Biggs-Dickerson told the Arizona Republic that her father never saw himself as a hero, but as a soldier with a sense of duty to his orders.

“He was very humble,” she said. “He did not want to be considered a hero because — in the air — they did what they were supposed to do. So there was no heroism in what they did when they served.”

Despite their service, Biggs-Dickerson said her father and the Tuskegee Airmen he served with struggled with discrimination during the war and for years after.

Biggs-Dickerson said, “The airmen will tell you that they were made to be in the back of the ship and the soldiers from the — I don’t know if it was the German soldiers or the Japanese soldiers — had more rights than them and were allowed to be in certain parts (of the ship) where they were not allowed because they were African American.”

Biggs reportedly struggled to find work after World War II and chose instead to reenlist as a non-commissioned officer and then as an officer. Biggs was stationed at Davis-Monthan Air Force Base in Tucson, Ariz. in the 1950s as one of the first black officers. There, he participated in the effort to integrate minority service members.
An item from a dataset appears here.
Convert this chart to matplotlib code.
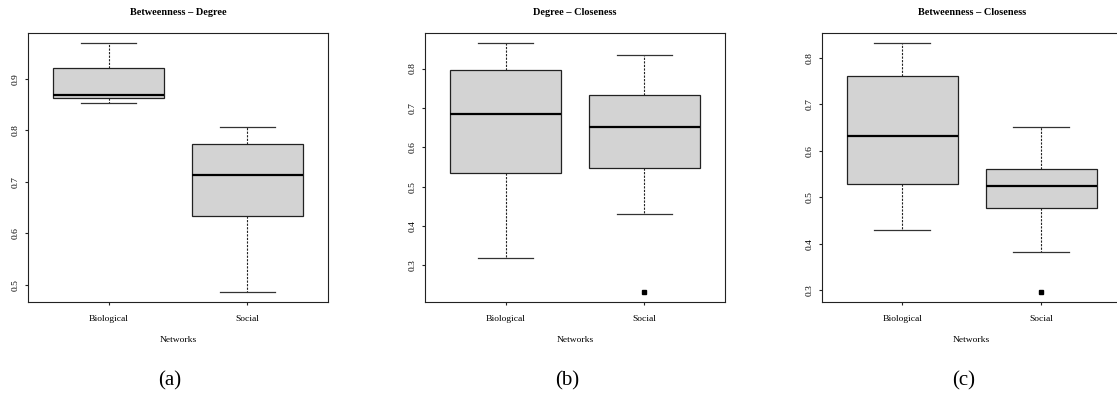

Biggs continued to serve, flying B-47 and B-52 bombers in the Korean and Vietnam wars and earning numerous military honors.

According to Biggs-Dickerson, Biggs still faced discrimination despite his service and other pilots would say they didn’t want him as a navigator due to his skin color and would even ignore his warnings on occasions when they flew over enemy territory.

Biggs retired from the military in the 1970s. He went on to be recognized for his service in 2007 when he and other Tuskegee Airmen were awarded the Congressional Gold Medal — the highest civilian recognition given by Congress. At the time, then-President George W. Bush saluted the airmen.

“And it was the first time they had been saluted to. And these airmen were just touched,” Bigg’s-Dickerson said. “They were touched because they realized that they finally got the respect that they deserved.”

According to an obituary by Martinez Funeral Chapels in Nogales, Ariz., Biggs’ funeral is scheduled for Thursday, Sept. 24.

Biggs is survived by his wife, 10 children, 22 grandchildren, and 24 great-grandchildren.